What can I expect from a music publisher?

When you sign a publishing deal, you assign a music publisher some or all of your copyrights and/or give them your administration rights. Per your music publishing agreement, they are granted the right to not only collect your royalties, but to license and negotiate other income-making deals on your behalf. They issue mechanical licenses, synchronization agreements, and are supposed to collect your royalties and/or find users and consumers for your songs by "plugging" them.

How much do music publishers get paid?

In exchange for a typical co-publishing deal, the music publisher is traditionally paid 50% of the "publisher’s share" of all royalty Income, which is income from mechanical and synchronization royalties. For your performance income, since those monies are collected by PRO’s, music publisher usually get only 25%. For print music, publishers usually get 20% on the marked retail price, and 10% to 12½ for folios. With the agreed publisher’s share of your copyright royalties, your income is used to pay their overhead and operating expenses, (e.g., office, staff, equipment, supplies, payroll, taxes, insurance, etc.)

What is a publishing agreement?

A "music publishing agreement" is a copyright contact that a song writer signs with a music publishing company. Per this publishing agreement, a publisher is assigned certain designated copyrights . In accordance with the terms of the publishing deal, a music publisher basically "owns" or "rents" some (or all) of your songs for a certain period time and in a certain territory, administrating and exploiting your musical product as much as possible in order to generate more income for you and them. A music publisher agreement seeks to either assign or license certain songs to a music publisher to either own and/or administrate for a designated time and in a specified territory. Thus, a music publishing agreement is an agreement between a songwriter (who owns the copyright in songs) and the music publisher (which seeks to own or administrate the songs.)

What are music royalties?

US copyright law bestows upon songwriters the exclusive right to a limited duration to exploit copyrights by transferring, lending or even selling one or all of the five (5) bundles of exclusive copyrights, subject to certain exceptions and limitations. In return for these licenses, grants, assignments, and/or sales, the copyright owner receives monetary compensation called "royalties". Thus, "royalties" are monies earned from songs and/or sound recordings from various sources.

Are there different types of music royalties?

There are four (4) different types of royalties, each derived from a separate and distinct copyright. The four potential sources of royalty revenue in the music recording and publishing industry are:

  1. Mechanical royalties: paid from record companies for record sold based on the exclusive to reproduce and distribute copyrighted works.

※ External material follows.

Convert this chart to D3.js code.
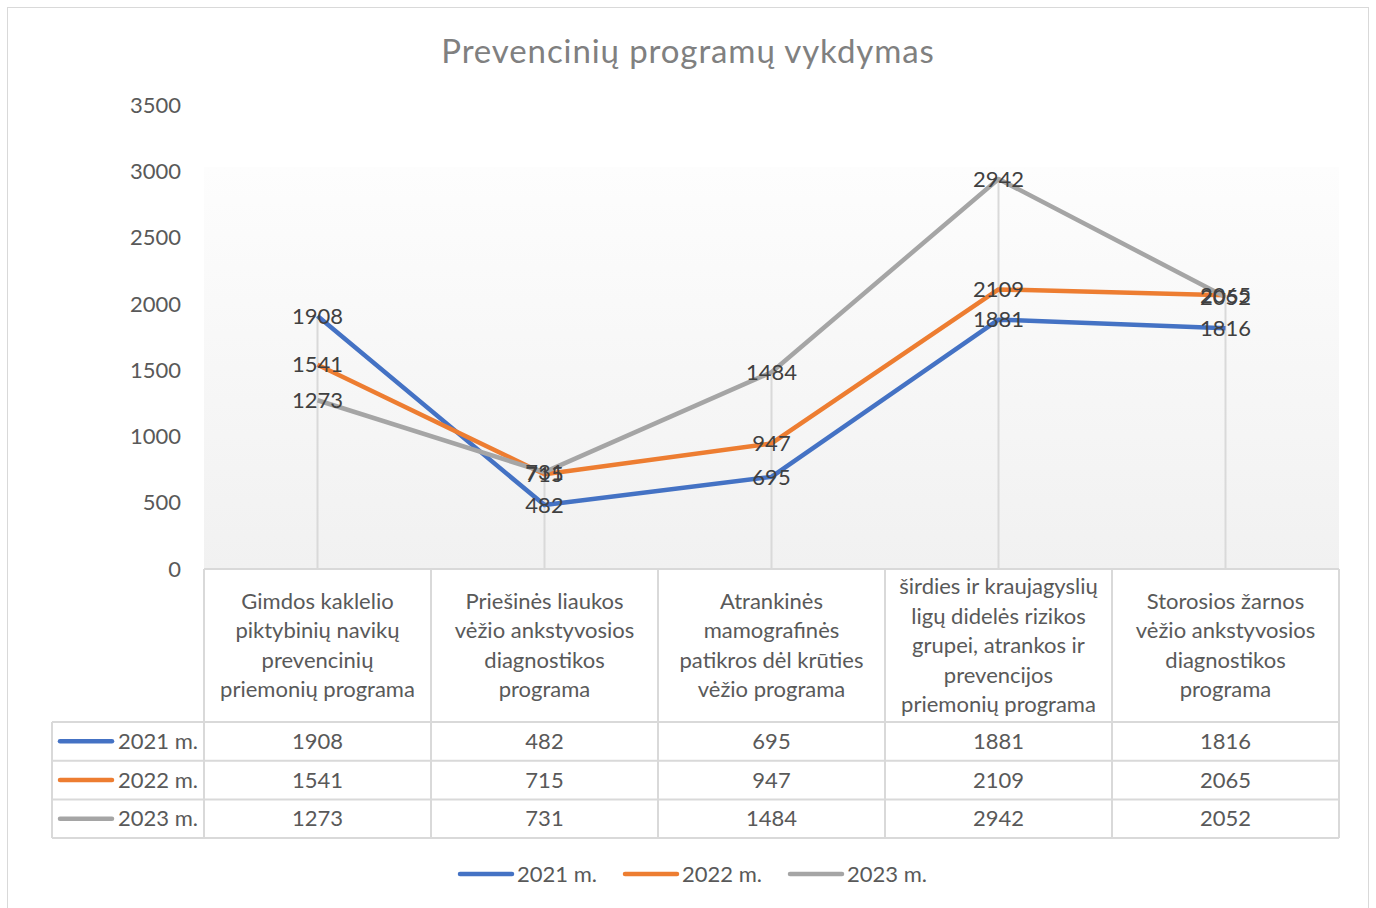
<!DOCTYPE html>
<meta charset="utf-8">
<style>
body { margin: 0; background: #fff; }
svg { display: block; font-family: Lato, "Open Sans", sans-serif; }
.tick-label { fill: #595959; font-size: 22px; }
.cell-text { fill: #595959; font-size: 22px; }
.data-label { fill: #404040; font-size: 22px; }
.grid { stroke: #d9d9d9; }
</style>
<svg width="1376" height="908"></svg>
<script src="https://d3js.org/d3.v7.min.js"></script>
<script>

var title = "Prevencinių programų vykdymas";

var categories = [
  "Gimdos kaklelio\npiktybinių navikų\nprevencinių\npriemonių programa",
  "Priešinės liaukos\nvėžio ankstyvosios\ndiagnostikos\nprograma",
  "Atrankinės\nmamografinės\npatikros dėl krūties\nvėžio programa",
  "širdies ir kraujagyslių\nligų didelės rizikos\ngrupei, atrankos ir\nprevencijos\npriemonių programa",
  "Storosios žarnos\nvėžio ankstyvosios\ndiagnostikos\nprograma"
];

var seriesNames = ["2021 m.", "2022 m.", "2023 m."];
var values2021 = [1908, 482, 695, 1881, 1816];
var values2022 = [1541, 715, 947, 2109, 2065];
var values2023 = [1273, 731, 1484, 2942, 2052];
var yTicks = [0, 500, 1000, 1500, 2000, 2500, 3000, 3500];

var colors = ["#4472c4", "#ed7d31", "#a5a5a5"];

var series = seriesNames.map(function(n, i) {
  return { name: n, values: [values2021, values2022, values2023][i], color: colors[i] };
});

var svg = d3.select("svg");

// outer chart frame
svg.append("rect")
    .attr("x", 7.5).attr("y", 7.5)
    .attr("width", 1361).attr("height", 920)
    .attr("fill", "#fff")
    .attr("stroke", "#d9d9d9");

svg.append("text")
    .attr("x", 688).attr("y", 63)
    .attr("text-anchor", "middle")
    .attr("fill", "#808080")
    .style("font-size", "33px")
    .style("letter-spacing", "0.9px")
    .text(title);

var plotLeft = 204, plotRight = 1339;

var x = d3.scaleBand()
    .domain(d3.range(categories.length))
    .range([plotLeft, plotRight]);

var y = d3.scaleLinear()
    .domain([0, 3500])
    .range([569, 105]);

// plot area gradient
var grad = svg.append("defs").append("linearGradient")
    .attr("id", "bg").attr("x1", 0).attr("y1", 0).attr("x2", 0).attr("y2", 1);
grad.append("stop").attr("offset", "0%").attr("stop-color", "#fdfdfd");
grad.append("stop").attr("offset", "100%").attr("stop-color", "#f1f1f1");

svg.append("rect")
    .attr("x", plotLeft).attr("y", 167)
    .attr("width", plotRight - plotLeft).attr("height", y(0) - 167)
    .attr("fill", "url(#bg)");

// y axis labels
svg.append("g").selectAll("text")
    .data(yTicks)
  .enter().append("text")
    .attr("class", "tick-label")
    .attr("x", 181)
    .attr("y", function(d) { return y(d); })
    .attr("dy", "0.35em")
    .attr("text-anchor", "end")
    .text(function(d) { return d; });

// drop lines from highest point
svg.append("g").selectAll("line")
    .data(categories)
  .enter().append("line")
    .attr("class", "grid")
    .attr("stroke-width", 2)
    .attr("x1", function(d, i) { return x(i) + x.bandwidth() / 2; })
    .attr("x2", function(d, i) { return x(i) + x.bandwidth() / 2; })
    .attr("y1", function(d, i) { return y(d3.max(series, function(s) { return s.values[i]; })); })
    .attr("y2", y(0));

var line = d3.line()
    .x(function(d, i) { return x(i) + x.bandwidth() / 2; })
    .y(function(d) { return y(d); });

svg.append("g").selectAll("path")
    .data(series)
  .enter().append("path")
    .attr("fill", "none")
    .attr("stroke", function(d) { return d.color; })
    .attr("stroke-width", 4.5)
    .attr("stroke-linejoin", "round")
    .attr("d", function(d) { return line(d.values); });

// data labels centred on points
series.forEach(function(s) {
  svg.append("g").selectAll("text")
      .data(s.values)
    .enter().append("text")
      .attr("class", "data-label")
      .attr("x", function(d, i) { return x(i) + x.bandwidth() / 2; })
      .attr("y", function(d) { return y(d); })
      .attr("dy", "0.35em")
      .attr("text-anchor", "middle")
      .text(function(d) { return d; });
});

// data table
var headerTop = 569, headerBottom = 722, rowH = 38.7, tableLeft = 52;
var table = svg.append("g");

table.append("rect")
    .attr("x", plotLeft).attr("y", headerTop)
    .attr("width", plotRight - plotLeft).attr("height", headerBottom - headerTop)
    .attr("fill", "#fff");

var grid = table.append("g").attr("stroke", "#d9d9d9").attr("stroke-width", 2).attr("fill", "none");
// horizontal lines
grid.append("line").attr("x1", plotLeft).attr("x2", plotRight).attr("y1", headerTop).attr("y2", headerTop);
d3.range(series.length + 1).forEach(function(r) {
  grid.append("line")
      .attr("x1", tableLeft).attr("x2", plotRight)
      .attr("y1", headerBottom + r * rowH).attr("y2", headerBottom + r * rowH);
});
// vertical lines
grid.append("line").attr("x1", tableLeft).attr("x2", tableLeft)
    .attr("y1", headerBottom).attr("y2", headerBottom + series.length * rowH);
d3.range(categories.length + 1).forEach(function(c) {
  var xx = plotLeft + c * x.bandwidth();
  grid.append("line").attr("x1", xx).attr("x2", xx)
      .attr("y1", headerTop).attr("y2", headerBottom + series.length * rowH);
});

// header text
categories.forEach(function(c, i) {
  var lines = c.split("\n");
  var lh = 29.5;
  var mid = (headerTop + headerBottom) / 2;
  var t = table.append("text")
      .attr("class", "cell-text")
      .attr("text-anchor", "middle");
  lines.forEach(function(l, j) {
    t.append("tspan")
        .attr("x", x(i) + x.bandwidth() / 2)
        .attr("y", mid + (j - (lines.length - 1) / 2) * lh)
        .attr("dy", "0.35em")
        .text(l);
  });
});

// rows
series.forEach(function(s, r) {
  var cy = headerBottom + r * rowH + rowH / 2;
  table.append("line")
      .attr("x1", 60).attr("x2", 112)
      .attr("y1", cy).attr("y2", cy)
      .attr("stroke", s.color).attr("stroke-width", 4.5)
      .attr("stroke-linecap", "round");
  table.append("text")
      .attr("class", "cell-text")
      .attr("x", 118).attr("y", cy).attr("dy", "0.35em")
      .text(s.name);
  s.values.forEach(function(v, i) {
    table.append("text")
        .attr("class", "cell-text")
        .attr("x", x(i) + x.bandwidth() / 2)
        .attr("y", cy).attr("dy", "0.35em")
        .attr("text-anchor", "middle")
        .text(v);
  });
});

// legend
var legendX = [459, 624, 789];
var legend = svg.append("g").selectAll("g")
    .data(series)
  .enter().append("g")
    .attr("transform", function(d, i) { return "translate(" + legendX[i] + ",874)"; });
legend.append("line")
    .attr("x1", 1).attr("x2", 53)
    .attr("stroke", function(d) { return d.color; })
    .attr("stroke-width", 4.5)
    .attr("stroke-linecap", "round");
legend.append("text")
    .attr("class", "cell-text")
    .attr("x", 58).attr("dy", "0.35em")
    .text(function(d) { return d.name; });

</script>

  2. Public performance royalties: paid by music users for songs in the operation of their businesses and broadcasts based on the exclusive right to perform publicly copyrighted works.

  3. Synchronization fees: paid by music users for synchronizing music with their visual images based on the exclusive right to reproduce and distribute copyrighted works and to prepare derivative works of copyrighted material.

  4. Print music income: paid by music printers for sheet music and folios based on the exclusive right to distribute copies of copyrighted material.